歩行者利便増進道路の構造基準の策定について
道路法等の一部を改正する法律では、賑わいのある道路空間を構築するための道路の指定制度(歩行者利便増進道路)を創設するとしています。
<歩行者の安全かつ円滑な通行の基準の対象>
歩道:歩行者の通行の用に供する空間、歩行者の滞留の用に供する空間
(道路移動等円滑化基準に適合する構造)
<利便の増進の基準の対象>
歩行者の滞留の用に供する空間
歩行者利便増進施設(歩行者の利便の増進に資する工作物、物件又は施設:道路附属物として街灯、ベンチ等、占用物件として広告塔食事施設等)
出席委員からの意見(一部抜粋)
- 歩道上の屋台などは車いすで入れないものが多い、固定式の椅子も利用できないため、車いす利用できるようにして欲しい。
- 点字ブロック周辺の看板等は、歩行訓練している人の意見を取り入れて欲しい。
- 点字ブロックのコントラストについてもう少し議論が必要。
- 新しい点字ブロックと古い点字ブロックの連続性を確保して欲しい。
- 障害物だけでなく、人々がどのような動き方、留まり方をするのか検討するべき。
- バスやタクシー乗り場の調査をしてマップを作って欲しい。ヨーロッパではデータ化しているので参考にしてはどうか。

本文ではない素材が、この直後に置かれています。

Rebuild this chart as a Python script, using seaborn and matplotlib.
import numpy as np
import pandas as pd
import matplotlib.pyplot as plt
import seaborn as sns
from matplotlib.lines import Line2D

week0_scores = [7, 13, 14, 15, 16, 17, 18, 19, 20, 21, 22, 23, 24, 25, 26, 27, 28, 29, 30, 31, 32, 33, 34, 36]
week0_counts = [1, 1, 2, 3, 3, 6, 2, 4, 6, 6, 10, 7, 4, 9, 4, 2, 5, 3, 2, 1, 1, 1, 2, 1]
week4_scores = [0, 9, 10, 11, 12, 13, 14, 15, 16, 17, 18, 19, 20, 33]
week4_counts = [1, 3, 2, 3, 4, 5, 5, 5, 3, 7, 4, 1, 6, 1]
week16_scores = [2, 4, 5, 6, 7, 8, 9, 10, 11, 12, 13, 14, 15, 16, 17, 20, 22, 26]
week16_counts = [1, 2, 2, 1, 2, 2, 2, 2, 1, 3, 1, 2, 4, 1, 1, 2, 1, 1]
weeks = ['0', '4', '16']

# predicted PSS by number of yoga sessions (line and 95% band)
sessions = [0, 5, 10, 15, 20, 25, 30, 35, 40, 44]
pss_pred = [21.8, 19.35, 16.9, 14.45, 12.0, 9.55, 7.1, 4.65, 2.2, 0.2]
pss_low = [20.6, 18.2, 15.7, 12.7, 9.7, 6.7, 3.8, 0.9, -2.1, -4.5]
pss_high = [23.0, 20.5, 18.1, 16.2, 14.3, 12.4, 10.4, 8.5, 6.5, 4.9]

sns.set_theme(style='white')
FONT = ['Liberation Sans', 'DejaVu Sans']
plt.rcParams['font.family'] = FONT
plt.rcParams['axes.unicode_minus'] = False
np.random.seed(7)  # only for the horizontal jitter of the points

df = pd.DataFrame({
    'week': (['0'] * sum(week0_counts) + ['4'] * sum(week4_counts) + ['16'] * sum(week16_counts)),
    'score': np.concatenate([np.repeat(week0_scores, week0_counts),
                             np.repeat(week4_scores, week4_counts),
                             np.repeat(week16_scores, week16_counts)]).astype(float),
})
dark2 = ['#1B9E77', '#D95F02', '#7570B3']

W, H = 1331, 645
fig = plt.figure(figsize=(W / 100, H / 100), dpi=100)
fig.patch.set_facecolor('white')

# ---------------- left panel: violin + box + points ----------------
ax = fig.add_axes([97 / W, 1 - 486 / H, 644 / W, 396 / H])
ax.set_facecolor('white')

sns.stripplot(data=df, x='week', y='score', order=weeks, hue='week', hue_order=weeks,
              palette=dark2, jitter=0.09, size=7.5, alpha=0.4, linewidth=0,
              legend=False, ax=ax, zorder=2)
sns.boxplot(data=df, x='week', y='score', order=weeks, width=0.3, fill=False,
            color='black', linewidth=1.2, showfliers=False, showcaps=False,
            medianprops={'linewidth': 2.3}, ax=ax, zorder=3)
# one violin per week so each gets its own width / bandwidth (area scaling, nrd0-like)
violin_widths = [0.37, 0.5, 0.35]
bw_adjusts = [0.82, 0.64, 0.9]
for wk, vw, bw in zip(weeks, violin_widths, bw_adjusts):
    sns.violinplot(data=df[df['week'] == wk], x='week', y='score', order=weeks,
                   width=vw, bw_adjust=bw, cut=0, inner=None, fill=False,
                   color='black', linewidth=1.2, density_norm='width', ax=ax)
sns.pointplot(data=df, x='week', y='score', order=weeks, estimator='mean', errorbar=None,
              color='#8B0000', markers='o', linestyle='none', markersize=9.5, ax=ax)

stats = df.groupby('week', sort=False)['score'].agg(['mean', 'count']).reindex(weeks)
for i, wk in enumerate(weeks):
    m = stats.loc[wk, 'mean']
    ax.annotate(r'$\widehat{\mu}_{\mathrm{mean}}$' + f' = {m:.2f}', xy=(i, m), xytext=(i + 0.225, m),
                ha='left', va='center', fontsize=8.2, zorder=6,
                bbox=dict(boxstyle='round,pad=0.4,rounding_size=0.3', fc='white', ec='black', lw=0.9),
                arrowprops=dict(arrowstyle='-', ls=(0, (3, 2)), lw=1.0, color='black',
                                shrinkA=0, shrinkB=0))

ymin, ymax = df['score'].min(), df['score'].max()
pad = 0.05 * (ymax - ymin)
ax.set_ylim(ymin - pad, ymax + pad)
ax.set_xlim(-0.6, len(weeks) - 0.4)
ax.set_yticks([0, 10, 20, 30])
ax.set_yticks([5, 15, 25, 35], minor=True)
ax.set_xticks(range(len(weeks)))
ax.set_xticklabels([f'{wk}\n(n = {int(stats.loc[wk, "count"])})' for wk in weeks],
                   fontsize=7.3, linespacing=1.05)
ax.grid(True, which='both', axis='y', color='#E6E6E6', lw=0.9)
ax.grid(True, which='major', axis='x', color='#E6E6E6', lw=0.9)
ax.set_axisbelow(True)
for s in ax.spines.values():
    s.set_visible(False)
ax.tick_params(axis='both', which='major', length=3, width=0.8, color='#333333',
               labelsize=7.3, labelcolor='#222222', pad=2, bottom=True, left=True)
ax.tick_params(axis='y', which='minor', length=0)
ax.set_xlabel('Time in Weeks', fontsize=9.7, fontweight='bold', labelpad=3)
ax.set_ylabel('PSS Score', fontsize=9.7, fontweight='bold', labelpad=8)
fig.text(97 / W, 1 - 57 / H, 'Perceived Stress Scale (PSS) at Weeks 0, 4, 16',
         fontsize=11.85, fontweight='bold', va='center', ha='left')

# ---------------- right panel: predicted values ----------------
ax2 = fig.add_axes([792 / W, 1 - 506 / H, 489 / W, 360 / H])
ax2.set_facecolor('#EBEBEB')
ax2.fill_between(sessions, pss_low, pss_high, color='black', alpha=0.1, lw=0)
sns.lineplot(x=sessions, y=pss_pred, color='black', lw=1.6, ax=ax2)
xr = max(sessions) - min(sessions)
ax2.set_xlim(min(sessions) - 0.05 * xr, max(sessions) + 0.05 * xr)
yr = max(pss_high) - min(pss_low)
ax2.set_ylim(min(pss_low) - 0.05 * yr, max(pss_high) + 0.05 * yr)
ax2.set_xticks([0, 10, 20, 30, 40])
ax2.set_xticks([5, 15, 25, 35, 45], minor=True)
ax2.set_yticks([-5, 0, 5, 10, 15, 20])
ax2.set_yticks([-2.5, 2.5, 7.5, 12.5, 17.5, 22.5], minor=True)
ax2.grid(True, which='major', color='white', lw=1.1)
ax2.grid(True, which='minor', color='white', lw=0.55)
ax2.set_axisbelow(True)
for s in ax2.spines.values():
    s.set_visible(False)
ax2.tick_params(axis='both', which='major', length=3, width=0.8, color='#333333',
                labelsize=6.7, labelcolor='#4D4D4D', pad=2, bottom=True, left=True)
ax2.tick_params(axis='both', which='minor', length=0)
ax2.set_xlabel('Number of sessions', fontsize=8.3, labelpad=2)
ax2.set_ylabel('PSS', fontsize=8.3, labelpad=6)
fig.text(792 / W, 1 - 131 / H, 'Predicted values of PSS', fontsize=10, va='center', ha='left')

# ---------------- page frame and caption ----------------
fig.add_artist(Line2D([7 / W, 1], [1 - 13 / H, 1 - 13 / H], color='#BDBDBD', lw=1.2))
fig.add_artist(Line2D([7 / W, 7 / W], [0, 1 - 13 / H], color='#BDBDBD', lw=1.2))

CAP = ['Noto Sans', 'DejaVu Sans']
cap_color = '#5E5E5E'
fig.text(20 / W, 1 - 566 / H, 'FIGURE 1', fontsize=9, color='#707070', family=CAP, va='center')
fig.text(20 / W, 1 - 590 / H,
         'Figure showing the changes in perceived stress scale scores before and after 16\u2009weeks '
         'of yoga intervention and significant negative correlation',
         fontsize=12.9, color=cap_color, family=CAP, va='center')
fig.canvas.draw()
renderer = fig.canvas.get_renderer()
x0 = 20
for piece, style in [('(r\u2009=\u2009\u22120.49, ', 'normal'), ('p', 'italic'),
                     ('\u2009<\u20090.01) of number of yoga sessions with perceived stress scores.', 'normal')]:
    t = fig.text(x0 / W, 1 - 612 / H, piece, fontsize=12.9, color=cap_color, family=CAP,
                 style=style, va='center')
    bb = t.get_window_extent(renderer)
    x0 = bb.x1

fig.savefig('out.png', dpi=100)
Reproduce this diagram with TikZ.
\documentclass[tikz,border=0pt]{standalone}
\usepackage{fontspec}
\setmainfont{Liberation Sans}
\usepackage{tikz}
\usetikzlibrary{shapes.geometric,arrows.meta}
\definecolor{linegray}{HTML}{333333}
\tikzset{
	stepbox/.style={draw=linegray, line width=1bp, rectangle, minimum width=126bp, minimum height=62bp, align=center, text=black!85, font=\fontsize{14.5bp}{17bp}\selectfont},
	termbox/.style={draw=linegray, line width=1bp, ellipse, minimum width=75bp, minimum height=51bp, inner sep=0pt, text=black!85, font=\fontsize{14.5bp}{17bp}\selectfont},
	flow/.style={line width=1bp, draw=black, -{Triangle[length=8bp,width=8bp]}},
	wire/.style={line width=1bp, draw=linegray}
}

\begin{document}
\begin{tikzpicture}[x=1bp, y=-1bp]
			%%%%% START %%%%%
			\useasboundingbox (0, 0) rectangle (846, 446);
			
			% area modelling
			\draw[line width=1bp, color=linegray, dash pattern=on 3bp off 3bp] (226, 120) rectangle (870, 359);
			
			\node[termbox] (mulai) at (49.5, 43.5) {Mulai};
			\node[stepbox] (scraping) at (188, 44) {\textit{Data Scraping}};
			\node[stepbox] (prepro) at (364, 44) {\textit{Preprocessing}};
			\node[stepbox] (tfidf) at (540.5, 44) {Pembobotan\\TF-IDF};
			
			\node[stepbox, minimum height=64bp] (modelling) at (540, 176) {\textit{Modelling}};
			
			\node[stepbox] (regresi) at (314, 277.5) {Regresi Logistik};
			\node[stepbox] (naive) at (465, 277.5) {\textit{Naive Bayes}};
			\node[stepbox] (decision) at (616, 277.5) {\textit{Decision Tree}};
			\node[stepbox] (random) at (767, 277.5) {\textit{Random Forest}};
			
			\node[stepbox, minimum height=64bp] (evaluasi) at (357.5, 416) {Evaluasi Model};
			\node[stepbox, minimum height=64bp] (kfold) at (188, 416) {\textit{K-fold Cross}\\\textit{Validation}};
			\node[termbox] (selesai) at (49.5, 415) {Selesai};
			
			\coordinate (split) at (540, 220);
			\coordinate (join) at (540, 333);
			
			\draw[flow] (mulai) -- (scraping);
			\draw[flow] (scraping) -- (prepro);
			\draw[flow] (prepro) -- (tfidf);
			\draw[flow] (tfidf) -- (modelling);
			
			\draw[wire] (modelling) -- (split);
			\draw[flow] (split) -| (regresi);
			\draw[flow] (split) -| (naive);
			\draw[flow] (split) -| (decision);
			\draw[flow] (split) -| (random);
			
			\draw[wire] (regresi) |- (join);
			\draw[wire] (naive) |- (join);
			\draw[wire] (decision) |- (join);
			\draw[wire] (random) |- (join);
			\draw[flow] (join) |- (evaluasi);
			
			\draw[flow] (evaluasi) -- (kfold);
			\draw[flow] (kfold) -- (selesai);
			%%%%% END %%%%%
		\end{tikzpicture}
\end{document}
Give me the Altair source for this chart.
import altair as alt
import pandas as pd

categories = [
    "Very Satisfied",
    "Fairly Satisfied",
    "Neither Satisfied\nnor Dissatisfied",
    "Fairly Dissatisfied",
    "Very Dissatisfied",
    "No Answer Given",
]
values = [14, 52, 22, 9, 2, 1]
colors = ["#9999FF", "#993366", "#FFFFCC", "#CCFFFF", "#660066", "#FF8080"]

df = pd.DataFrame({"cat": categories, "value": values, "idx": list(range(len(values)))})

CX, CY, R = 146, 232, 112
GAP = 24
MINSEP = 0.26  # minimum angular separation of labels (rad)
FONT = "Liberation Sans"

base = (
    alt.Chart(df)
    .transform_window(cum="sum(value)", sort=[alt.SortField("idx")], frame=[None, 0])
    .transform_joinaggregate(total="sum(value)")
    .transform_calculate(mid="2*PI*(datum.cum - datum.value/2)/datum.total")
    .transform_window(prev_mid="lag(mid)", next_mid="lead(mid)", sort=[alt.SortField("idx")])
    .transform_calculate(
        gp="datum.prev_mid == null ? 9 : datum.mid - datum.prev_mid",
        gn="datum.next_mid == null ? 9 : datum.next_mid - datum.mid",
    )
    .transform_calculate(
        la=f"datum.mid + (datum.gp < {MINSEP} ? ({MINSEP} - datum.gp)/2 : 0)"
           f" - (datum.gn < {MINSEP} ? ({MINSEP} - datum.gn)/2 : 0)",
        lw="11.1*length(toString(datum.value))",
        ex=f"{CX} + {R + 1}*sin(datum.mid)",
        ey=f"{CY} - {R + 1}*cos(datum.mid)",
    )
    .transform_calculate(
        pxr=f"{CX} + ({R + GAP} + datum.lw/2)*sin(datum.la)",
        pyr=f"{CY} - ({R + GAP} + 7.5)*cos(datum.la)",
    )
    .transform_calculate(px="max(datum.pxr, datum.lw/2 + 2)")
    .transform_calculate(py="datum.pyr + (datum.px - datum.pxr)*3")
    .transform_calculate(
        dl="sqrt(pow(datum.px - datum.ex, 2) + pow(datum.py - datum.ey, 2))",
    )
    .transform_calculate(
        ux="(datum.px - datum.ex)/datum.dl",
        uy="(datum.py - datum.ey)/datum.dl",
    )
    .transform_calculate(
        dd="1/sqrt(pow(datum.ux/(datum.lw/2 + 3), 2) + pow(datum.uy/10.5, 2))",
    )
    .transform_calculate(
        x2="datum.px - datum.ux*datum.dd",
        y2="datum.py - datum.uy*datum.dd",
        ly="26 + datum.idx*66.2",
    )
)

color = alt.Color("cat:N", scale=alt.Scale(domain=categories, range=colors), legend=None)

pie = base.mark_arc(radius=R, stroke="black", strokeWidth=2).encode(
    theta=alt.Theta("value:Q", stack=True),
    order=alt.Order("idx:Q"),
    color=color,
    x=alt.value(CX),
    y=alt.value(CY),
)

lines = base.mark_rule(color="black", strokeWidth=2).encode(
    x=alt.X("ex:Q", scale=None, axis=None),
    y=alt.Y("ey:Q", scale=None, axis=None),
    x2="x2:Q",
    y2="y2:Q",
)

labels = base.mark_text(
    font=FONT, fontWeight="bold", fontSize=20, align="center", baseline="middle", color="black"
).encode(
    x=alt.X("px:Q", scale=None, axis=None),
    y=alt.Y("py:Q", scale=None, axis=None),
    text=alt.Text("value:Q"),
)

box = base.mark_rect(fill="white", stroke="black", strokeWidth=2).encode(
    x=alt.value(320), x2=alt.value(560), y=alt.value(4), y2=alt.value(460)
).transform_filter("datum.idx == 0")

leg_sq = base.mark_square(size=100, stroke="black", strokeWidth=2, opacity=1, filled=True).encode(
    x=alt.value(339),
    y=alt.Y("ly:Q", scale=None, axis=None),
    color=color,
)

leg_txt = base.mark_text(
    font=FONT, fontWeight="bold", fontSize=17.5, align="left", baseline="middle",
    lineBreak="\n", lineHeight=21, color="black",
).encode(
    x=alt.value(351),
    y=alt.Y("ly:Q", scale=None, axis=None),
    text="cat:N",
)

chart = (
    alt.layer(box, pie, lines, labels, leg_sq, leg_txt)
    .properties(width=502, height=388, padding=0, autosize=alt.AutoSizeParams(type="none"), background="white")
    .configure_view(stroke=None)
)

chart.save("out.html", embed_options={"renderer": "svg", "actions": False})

今回の懇談会では、車いすユーザー、視覚障害者、聴覚障害者、高齢者等様々な立場の当事者が出席していました。歩道と車道の境目の段差のように、「一部の障害者だけが使いやすく他の当事者にとっては使いづらい」といった問題が生じないよう、より慎重な意見交換が出来ていたように感じました。
今年度中は残り3回の懇談会とパブリックコメント(技術基準、ソフト基準)を行う予定です。今後も引き続き取り組んで参ります。